Table 6 reports the characteristics of the samples made in this study based on the replacement percentages and treatment time. The percentage of adhesive materials (sum of the cement and zeolite) used in this research is considered to be a constant amount of 5%.
The samples were treated in 7- and 28-day intervals. For this purpose, a closed chamber with a temperature of 25 °C was used to provide the treatment conditions of the samples. Water was sprinkled on the surface of the samples at a constant rate during the treatment period, in order to keep the humidity of the samples constant. The unconfined compressive strength (UCS) test is one of the common and accepted tests for measuring the strength of stabilized soil samples, and it shows well the effect of stabilizing materials on the strength of mixed soil. This test is carried out according to the ASTM D2166-06 standard in the form of control stress and the values of force and displacement of the sample are recorded until the moment of sample failure. Regarding the recorded forces and displacements, the stress and strain values are then calculated and the stress versus strain diagram is drawn for the samples. The accuracy of the employed strain gauge is 0.01 mm and the accuracy of the employed load cell gauge is 0.01 kN. As the test apparatuses are implemented in a commercial laboratory, they have to be calibrated because that is important for the QC office of the laboratory and the clients to achieve reliable results.
As part of a common test plan in the soil mechanics laboratory, each test has 3 replicates. In other words, to determine the unconfined compressive strength of each sample at the desired states, 3 replicates were tested and the average value of the results was presented as the final value of that test.
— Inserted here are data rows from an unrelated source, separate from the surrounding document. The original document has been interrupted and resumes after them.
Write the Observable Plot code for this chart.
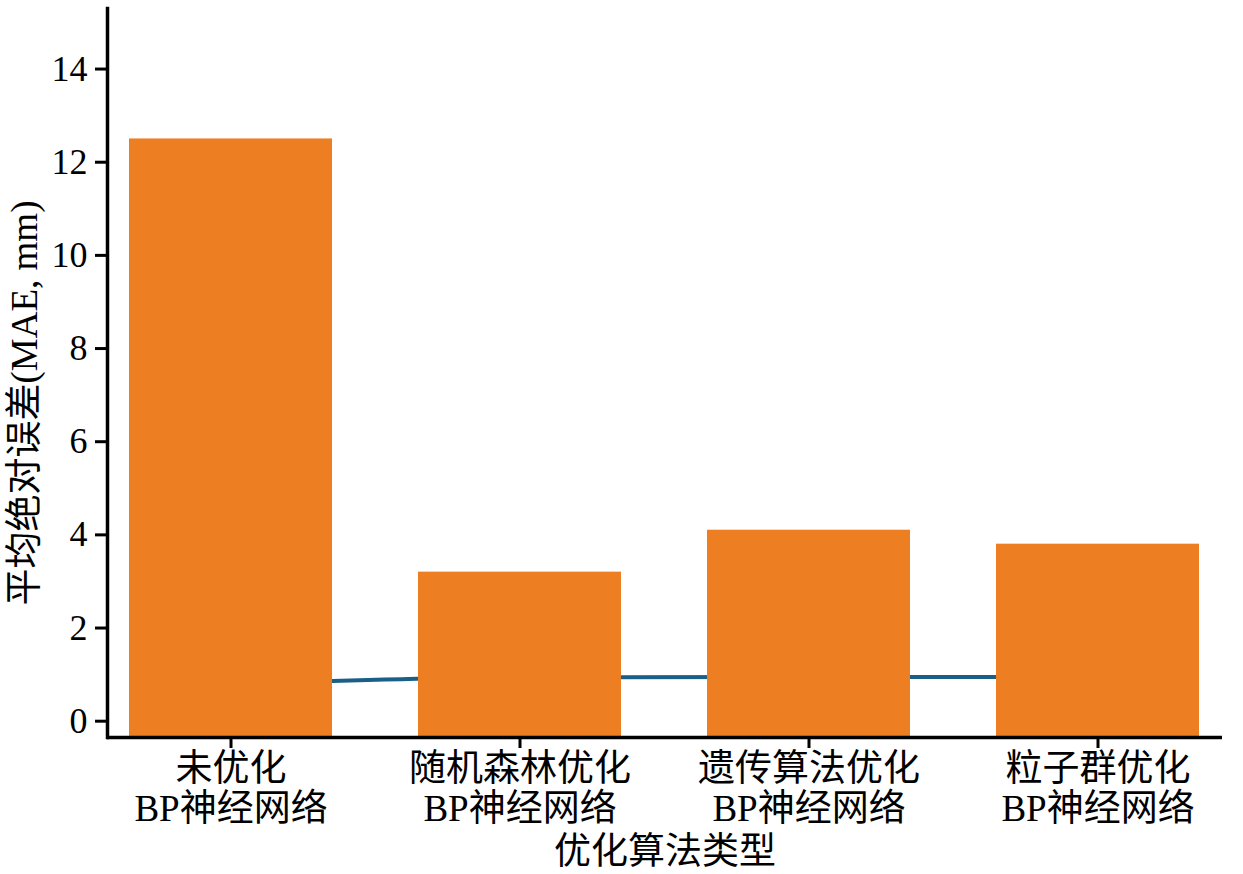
<!DOCTYPE html>
<html><head><meta charset="utf-8">
<script src="https://cdn.jsdelivr.net/npm/d3@7"></script>
<script src="https://cdn.jsdelivr.net/npm/@observablehq/plot@0.6"></script>
<style>body{margin:0;background:#fff}</style>
</head><body><div id="chart"></div>
<script>
const categories = ["未优化\nBP神经网络", "随机森林优化\nBP神经网络", "遗传算法优化\nBP神经网络", "粒子群优化\nBP神经网络"];
const maeValues = [12.5, 3.2, 4.1, 3.8];
const lineValues = [0.8, 0.94, 0.95, 0.95];
const yTicks = [0, 2, 4, 6, 8, 10, 12, 14];
const yDomain = [-0.35, 15.3];
const yLabel = "平均绝对误差(MAE, mm)";
const xLabel = "优化算法类型";

const data = categories.map((c, i) => ({cat: c, mae: maeValues[i], line: lineValues[i]}));
const font = '"Liberation Serif", "Noto Sans CJK SC", serif';

const chart = Plot.plot({
  width: 1243,
  height: 874,
  marginLeft: 107,
  marginRight: 21,
  marginTop: 8,
  marginBottom: 137,
  style: {fontFamily: font, color: "black", background: "white"},
  x: {domain: categories, paddingInner: 0.296, paddingOuter: 0.0725},
  y: {domain: yDomain},
  marks: [
    Plot.lineY(data, {x: "cat", y: "line", stroke: "#1a5f86", strokeWidth: 4, curve: "monotone-x"}),
    Plot.barY(data, {x: "cat", y1: () => yDomain[0], y2: "mae", fill: "#ee7e22"}),
    Plot.axisY({ticks: yTicks, tickSize: 12, tickPadding: 8, fontSize: 36, strokeWidth: 3, label: null}),
    Plot.axisX({tickSize: 11, tickPadding: 4, fontSize: 37, strokeWidth: 3, lineHeight: 1.08, label: null}),
    Plot.text([yLabel], {text: d => d, frameAnchor: "left", rotate: -90, dx: -82, dy: 30,
      fontSize: 37, textAnchor: "middle", lineAnchor: "middle", fill: "black"}),
    Plot.text([xLabel], {text: d => d, frameAnchor: "bottom", dy: 115,
      fontSize: 37, textAnchor: "middle", lineAnchor: "middle", fill: "black"}),
    Plot.ruleY([yDomain[0]], {stroke: "black", strokeWidth: 3.5}),
    Plot.frame({anchor: "left", stroke: "black", strokeWidth: 3.5})
  ]
});
document.getElementById("chart").appendChild(chart);
</script>
</body></html>
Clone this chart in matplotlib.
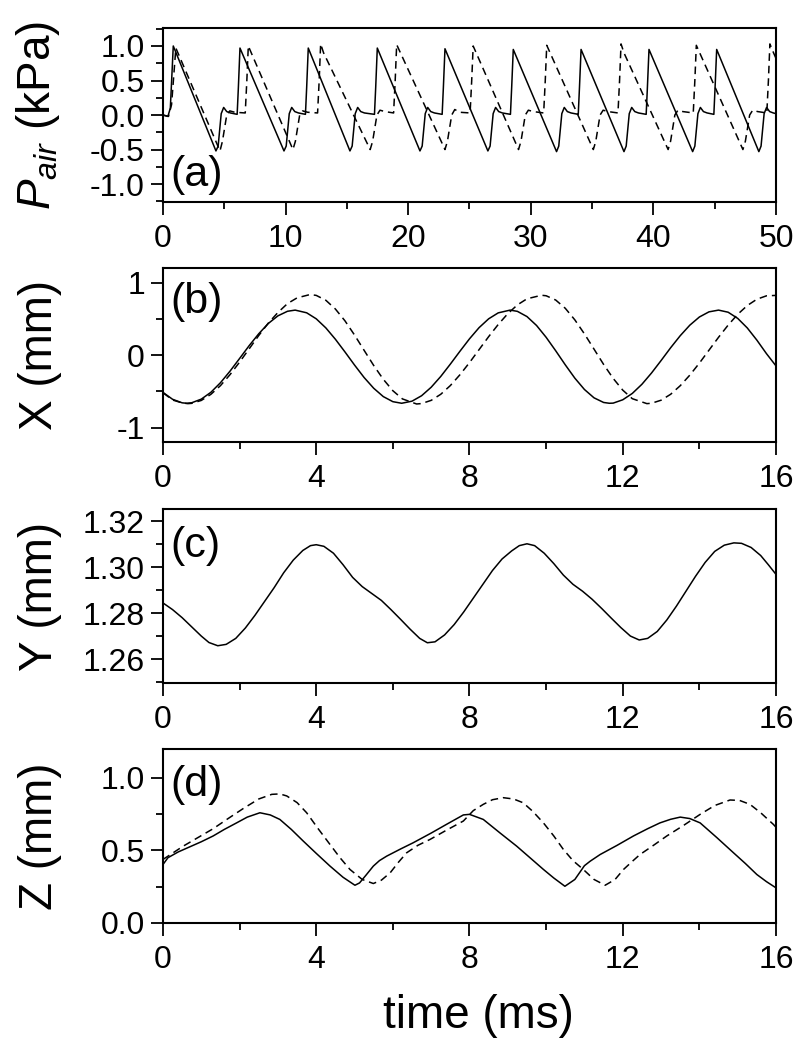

The average values of replicates are often used to develop statistical models, and the resistance value of each replicate is not entered independently in statistical modeling. Therefore, the results are considered valid in terms of laboratory output, and the minimum requirements for the development of the mathematical model have also been included. As the test apparatuses are implemented in a commercial laboratory, they have to be calibrated because that is important for the QC office of the laboratory and the clients to achieve reliable results.